Exercise material:
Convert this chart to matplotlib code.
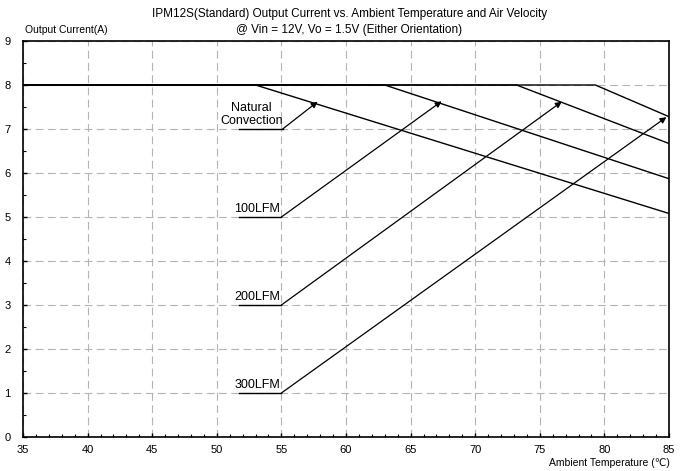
--
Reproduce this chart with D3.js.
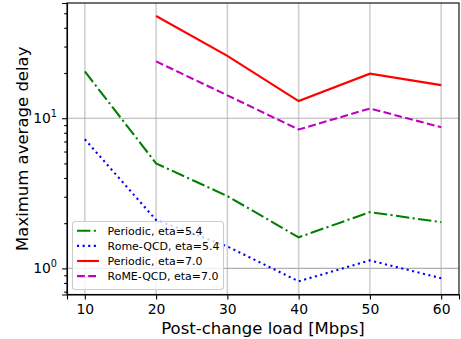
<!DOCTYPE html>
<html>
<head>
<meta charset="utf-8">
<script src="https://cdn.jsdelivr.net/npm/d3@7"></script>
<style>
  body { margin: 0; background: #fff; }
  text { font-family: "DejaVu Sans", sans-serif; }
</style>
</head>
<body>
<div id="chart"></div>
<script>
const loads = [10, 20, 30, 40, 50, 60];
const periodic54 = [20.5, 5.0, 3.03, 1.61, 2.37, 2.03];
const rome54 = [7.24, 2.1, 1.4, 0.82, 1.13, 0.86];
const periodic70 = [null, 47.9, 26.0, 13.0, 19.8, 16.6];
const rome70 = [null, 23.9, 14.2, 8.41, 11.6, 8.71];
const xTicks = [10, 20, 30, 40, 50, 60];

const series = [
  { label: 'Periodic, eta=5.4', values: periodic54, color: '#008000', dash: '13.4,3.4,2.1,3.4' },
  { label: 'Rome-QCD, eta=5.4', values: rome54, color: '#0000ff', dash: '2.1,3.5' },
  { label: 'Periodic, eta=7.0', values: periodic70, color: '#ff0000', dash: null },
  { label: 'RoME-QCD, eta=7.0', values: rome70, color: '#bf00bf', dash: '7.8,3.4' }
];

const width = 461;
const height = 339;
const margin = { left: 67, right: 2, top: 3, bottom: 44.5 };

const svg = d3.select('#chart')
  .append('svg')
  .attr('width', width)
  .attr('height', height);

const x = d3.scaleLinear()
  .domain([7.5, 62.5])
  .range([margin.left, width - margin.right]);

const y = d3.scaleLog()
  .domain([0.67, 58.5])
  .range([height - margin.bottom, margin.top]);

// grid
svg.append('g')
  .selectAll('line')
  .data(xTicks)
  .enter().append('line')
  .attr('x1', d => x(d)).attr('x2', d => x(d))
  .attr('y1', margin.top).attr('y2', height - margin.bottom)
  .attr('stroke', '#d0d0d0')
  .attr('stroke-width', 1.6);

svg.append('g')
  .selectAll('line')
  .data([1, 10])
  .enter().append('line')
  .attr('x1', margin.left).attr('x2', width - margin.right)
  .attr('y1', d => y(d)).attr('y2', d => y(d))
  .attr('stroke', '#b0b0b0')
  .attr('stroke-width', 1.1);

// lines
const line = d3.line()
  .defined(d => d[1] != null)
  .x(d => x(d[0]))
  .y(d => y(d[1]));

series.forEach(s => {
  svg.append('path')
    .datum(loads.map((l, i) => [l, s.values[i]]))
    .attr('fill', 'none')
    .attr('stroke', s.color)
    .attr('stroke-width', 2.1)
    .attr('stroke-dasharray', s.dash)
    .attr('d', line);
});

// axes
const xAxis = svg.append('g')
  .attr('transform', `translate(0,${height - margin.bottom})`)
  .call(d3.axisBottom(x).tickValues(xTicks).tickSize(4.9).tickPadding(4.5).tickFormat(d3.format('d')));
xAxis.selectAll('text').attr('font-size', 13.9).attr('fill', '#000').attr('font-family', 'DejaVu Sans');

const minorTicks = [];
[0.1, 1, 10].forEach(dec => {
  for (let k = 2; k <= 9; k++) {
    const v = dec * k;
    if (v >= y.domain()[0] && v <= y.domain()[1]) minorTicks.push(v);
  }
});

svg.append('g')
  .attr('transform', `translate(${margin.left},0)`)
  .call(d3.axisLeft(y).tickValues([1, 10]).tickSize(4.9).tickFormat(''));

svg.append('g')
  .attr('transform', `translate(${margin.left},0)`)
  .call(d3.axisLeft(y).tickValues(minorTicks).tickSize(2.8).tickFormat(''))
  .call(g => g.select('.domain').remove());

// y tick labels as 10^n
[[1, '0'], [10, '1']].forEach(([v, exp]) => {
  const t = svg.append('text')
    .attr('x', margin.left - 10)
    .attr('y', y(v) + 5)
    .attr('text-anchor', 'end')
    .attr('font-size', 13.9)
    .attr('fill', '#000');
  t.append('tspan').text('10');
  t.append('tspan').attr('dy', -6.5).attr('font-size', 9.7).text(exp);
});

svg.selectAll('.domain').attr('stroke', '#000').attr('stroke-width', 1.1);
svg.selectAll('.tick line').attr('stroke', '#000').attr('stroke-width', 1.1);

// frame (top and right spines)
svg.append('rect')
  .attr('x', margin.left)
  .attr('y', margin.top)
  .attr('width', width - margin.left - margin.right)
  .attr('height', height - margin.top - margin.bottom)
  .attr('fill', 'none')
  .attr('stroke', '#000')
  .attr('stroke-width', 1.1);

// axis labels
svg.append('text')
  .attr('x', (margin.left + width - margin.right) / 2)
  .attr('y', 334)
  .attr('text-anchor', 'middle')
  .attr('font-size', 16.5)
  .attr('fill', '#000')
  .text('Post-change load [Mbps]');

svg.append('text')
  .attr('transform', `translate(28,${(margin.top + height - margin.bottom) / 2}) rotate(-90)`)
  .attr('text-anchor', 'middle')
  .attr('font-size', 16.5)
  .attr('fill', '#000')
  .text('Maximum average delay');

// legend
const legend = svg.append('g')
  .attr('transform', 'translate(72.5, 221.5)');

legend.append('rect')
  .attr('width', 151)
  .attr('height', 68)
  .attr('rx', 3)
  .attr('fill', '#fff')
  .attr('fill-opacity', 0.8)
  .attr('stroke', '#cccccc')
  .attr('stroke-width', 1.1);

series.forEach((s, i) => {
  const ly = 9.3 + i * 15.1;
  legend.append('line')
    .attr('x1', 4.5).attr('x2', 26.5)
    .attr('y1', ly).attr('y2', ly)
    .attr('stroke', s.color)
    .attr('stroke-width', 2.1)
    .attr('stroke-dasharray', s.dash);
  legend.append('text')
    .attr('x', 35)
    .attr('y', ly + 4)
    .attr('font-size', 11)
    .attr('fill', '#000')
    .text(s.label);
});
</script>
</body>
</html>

Instructions to follow: Set down nothing but the lines from the one holding "Reproduce this chart with D3.js." through the one holding "const xTicks = [10, 20, 30, 40, 50, 60];", both included, exactly as they appear; any picture is left out.

Problem solution:
Reproduce this chart with D3.js.
<!DOCTYPE html>
<html>
<head>
<meta charset="utf-8">
<script src="https://cdn.jsdelivr.net/npm/d3@7"></script>
<style>
  body { margin: 0; background: #fff; }
  text { font-family: "DejaVu Sans", sans-serif; }
</style>
</head>
<body>
<div id="chart"></div>
<script>
const loads = [10, 20, 30, 40, 50, 60];
const periodic54 = [20.5, 5.0, 3.03, 1.61, 2.37, 2.03];
const rome54 = [7.24, 2.1, 1.4, 0.82, 1.13, 0.86];
const periodic70 = [null, 47.9, 26.0, 13.0, 19.8, 16.6];
const rome70 = [null, 23.9, 14.2, 8.41, 11.6, 8.71];
const xTicks = [10, 20, 30, 40, 50, 60];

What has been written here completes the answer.